_EXERCISE GOAL:_
Quote word for word the lines below, beginning with the first and ending with the one that has "import plotly.graph_objects as go". Drop the pictures.
----------------------------------------
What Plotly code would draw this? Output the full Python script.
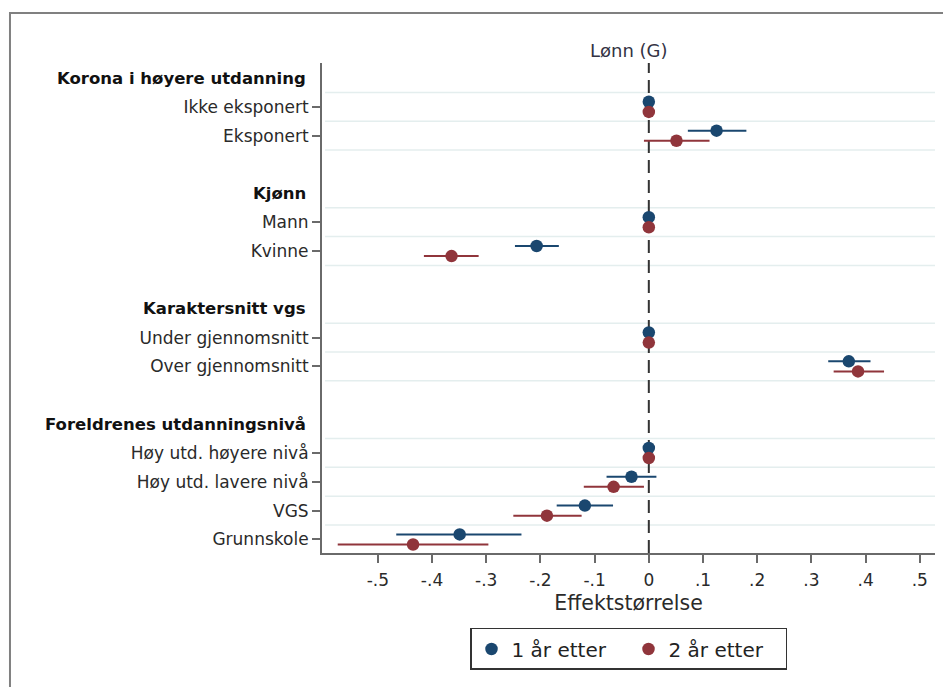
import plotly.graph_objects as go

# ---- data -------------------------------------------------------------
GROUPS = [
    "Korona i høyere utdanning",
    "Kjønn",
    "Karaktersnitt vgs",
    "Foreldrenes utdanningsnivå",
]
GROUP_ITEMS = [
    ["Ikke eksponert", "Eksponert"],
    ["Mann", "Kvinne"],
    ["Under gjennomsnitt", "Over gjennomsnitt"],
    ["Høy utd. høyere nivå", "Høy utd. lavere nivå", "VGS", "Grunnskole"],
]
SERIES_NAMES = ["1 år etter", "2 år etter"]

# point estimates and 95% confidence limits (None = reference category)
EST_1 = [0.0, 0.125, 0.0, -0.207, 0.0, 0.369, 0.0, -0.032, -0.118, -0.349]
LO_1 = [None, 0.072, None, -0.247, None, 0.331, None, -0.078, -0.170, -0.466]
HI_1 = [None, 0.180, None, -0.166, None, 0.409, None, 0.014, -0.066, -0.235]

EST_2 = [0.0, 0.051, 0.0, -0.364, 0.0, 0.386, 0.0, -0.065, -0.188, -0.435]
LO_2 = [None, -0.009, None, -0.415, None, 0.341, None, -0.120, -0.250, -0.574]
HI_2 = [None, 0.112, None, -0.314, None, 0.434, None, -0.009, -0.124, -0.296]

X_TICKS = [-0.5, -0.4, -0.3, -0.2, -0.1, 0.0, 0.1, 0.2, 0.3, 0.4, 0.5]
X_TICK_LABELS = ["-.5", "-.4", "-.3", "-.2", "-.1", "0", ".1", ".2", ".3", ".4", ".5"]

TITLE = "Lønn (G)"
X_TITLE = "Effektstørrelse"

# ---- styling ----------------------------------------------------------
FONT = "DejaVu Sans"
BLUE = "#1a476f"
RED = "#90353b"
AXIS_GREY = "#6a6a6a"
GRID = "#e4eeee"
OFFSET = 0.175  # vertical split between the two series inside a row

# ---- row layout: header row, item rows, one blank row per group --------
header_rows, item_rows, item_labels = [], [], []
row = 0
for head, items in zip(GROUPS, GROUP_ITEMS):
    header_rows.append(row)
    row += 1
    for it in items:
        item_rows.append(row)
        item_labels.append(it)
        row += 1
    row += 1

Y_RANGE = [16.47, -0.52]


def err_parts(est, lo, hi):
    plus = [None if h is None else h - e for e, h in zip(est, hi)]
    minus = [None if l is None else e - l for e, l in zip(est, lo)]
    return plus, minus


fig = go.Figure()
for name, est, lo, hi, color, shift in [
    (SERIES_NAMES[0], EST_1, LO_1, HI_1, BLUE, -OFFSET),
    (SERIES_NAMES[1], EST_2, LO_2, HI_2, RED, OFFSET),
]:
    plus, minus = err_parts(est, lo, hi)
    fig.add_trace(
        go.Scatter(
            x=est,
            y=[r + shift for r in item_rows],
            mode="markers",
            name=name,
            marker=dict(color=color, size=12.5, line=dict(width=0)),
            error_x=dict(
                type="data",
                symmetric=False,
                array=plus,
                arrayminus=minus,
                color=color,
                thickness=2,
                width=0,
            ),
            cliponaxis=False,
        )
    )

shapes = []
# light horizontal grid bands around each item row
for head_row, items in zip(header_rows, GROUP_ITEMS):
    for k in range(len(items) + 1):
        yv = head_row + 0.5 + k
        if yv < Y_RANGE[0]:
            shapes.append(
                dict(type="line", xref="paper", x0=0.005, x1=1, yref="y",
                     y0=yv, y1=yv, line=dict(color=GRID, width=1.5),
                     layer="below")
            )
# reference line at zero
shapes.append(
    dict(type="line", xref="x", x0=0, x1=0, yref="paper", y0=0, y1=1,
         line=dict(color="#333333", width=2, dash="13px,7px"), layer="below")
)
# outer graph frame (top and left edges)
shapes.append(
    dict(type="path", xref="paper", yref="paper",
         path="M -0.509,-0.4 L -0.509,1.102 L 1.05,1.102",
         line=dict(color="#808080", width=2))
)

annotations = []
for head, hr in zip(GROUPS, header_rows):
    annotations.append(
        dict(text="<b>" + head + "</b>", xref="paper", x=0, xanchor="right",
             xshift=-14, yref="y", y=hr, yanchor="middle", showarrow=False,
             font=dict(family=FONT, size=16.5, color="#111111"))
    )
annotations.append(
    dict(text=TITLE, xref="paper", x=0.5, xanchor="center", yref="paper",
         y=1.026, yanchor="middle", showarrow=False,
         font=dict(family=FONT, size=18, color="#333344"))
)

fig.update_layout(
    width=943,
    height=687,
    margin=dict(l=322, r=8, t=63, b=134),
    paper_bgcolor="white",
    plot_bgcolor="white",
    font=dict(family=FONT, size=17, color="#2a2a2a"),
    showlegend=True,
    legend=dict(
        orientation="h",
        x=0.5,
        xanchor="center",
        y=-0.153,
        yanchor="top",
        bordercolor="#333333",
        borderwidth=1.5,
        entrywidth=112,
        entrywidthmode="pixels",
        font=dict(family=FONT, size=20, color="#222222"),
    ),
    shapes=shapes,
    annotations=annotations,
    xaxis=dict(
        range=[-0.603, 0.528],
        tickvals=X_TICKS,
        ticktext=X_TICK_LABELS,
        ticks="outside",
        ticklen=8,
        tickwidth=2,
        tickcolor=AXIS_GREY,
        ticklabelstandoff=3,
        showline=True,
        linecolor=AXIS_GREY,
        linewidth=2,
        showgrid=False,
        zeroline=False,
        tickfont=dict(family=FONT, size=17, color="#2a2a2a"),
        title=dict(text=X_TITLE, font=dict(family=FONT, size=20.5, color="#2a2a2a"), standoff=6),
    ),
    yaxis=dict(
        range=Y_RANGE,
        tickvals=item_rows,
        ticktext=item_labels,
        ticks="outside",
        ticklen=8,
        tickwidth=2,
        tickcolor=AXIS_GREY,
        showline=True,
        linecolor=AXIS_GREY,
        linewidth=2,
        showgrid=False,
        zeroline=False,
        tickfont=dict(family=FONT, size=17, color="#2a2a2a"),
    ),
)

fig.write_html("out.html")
----------------------------------------
_FULL SOLUTION:_
What Plotly code would draw this? Output the full Python script.
import plotly.graph_objects as go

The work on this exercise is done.